No one knows what happens to them – until they show up as dead Taliban fighters. What would you do if you were trained as a soldier to support a drug-infested cleptocracy utterly incapable of governing or providing services to the people? Add to that the incredibly low pay, defective or non-existent equipment, and an inept officer class disinterested in proving leadership and it is amazing anyone stays in the army. The Taliban pays more. Given that both employers are utterly repugnant, why not get higher pay?
It is the deep and intractable corruption of the Karzai government which makes a farce out the training program that Canada will now effectively lead. The tragedy is that virtually everyone knows it is bound to fail and everyone is equally committed to lying about it: the soldiers on the ground, their officers and the politicians – Ignatieff and Harper – who support it.

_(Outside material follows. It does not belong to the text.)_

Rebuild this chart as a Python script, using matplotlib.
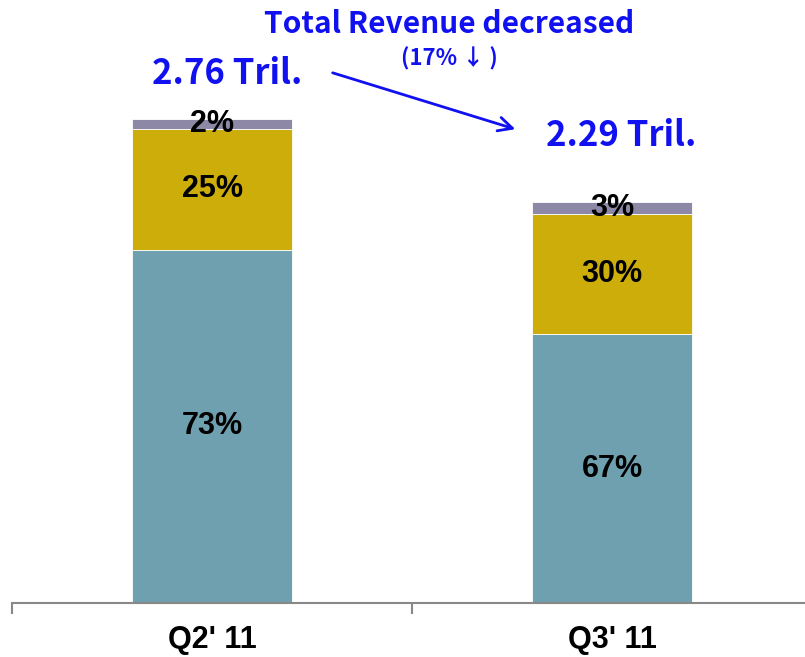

The Afghan war/occupation not only further corrupts and destroys Afghanistan; it corrupts Canadian politics by obliging everyone to be involved in a Big Lie. We have to lie about everything: the likelihood of improvement, the objectives of our partner, the US; the building of democracy, the role of oil and gas pipelines, the liberation of women, Afghanis’ attitude towards Canadian soldiers, our commitment to the Geneva Convention, and the story we tell Canadian soldiers about why they are there. Nothing but lies and everyone one of them corrosive of our political culture and international image.
And the one thing that many Canadians cling to in support of the war is being also in doubt. Canadians are understandably supportive of individual Canadian soldiers because they are Canadians – our neighbours or the sons and daughters of people we know – and the residual respect they retain from their peacekeeping past. “Our” government is asking them to do an ugly job.

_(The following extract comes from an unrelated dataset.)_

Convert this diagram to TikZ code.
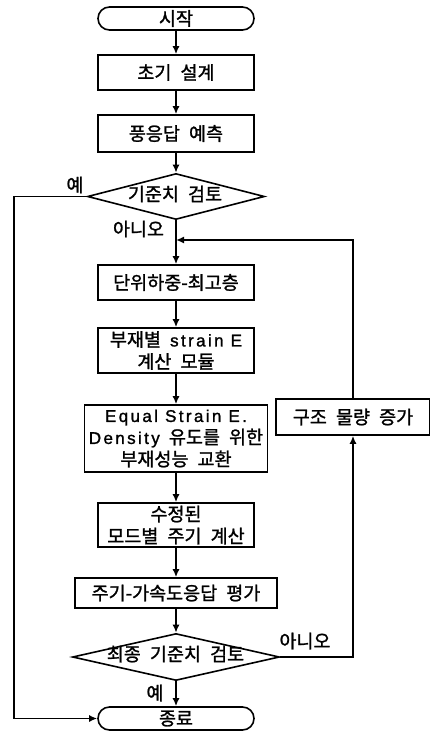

But the image of the honourable and ethical soldier which forms the core of Canadian view of the Canadian military is under repeated scrutiny and increasing doubt. The whole issue of Canadian soldiers handing over Afghan prisoners – many of them innocent of anything other than being Afghans – to the brutal and torture-prone Afghan intelligence service raised serious questions about the behaviour and ethics of the rank and file soldier.
Even the lowest ranking soldier has a duty not only to obey the Geneva Convention – and first knowing what it says – but also to immediately expose the breaking of the convention by anyone in the military. Given the widespread practice of turning over prisoners to the National Directorate of Security (the Afghan intelligence service) – and at a much higher rate than other NATO soldiers – it is clear than dozens if not hundreds of rank and file soldiers completely failed in their duty. They were, in fact, complicit in war crimes.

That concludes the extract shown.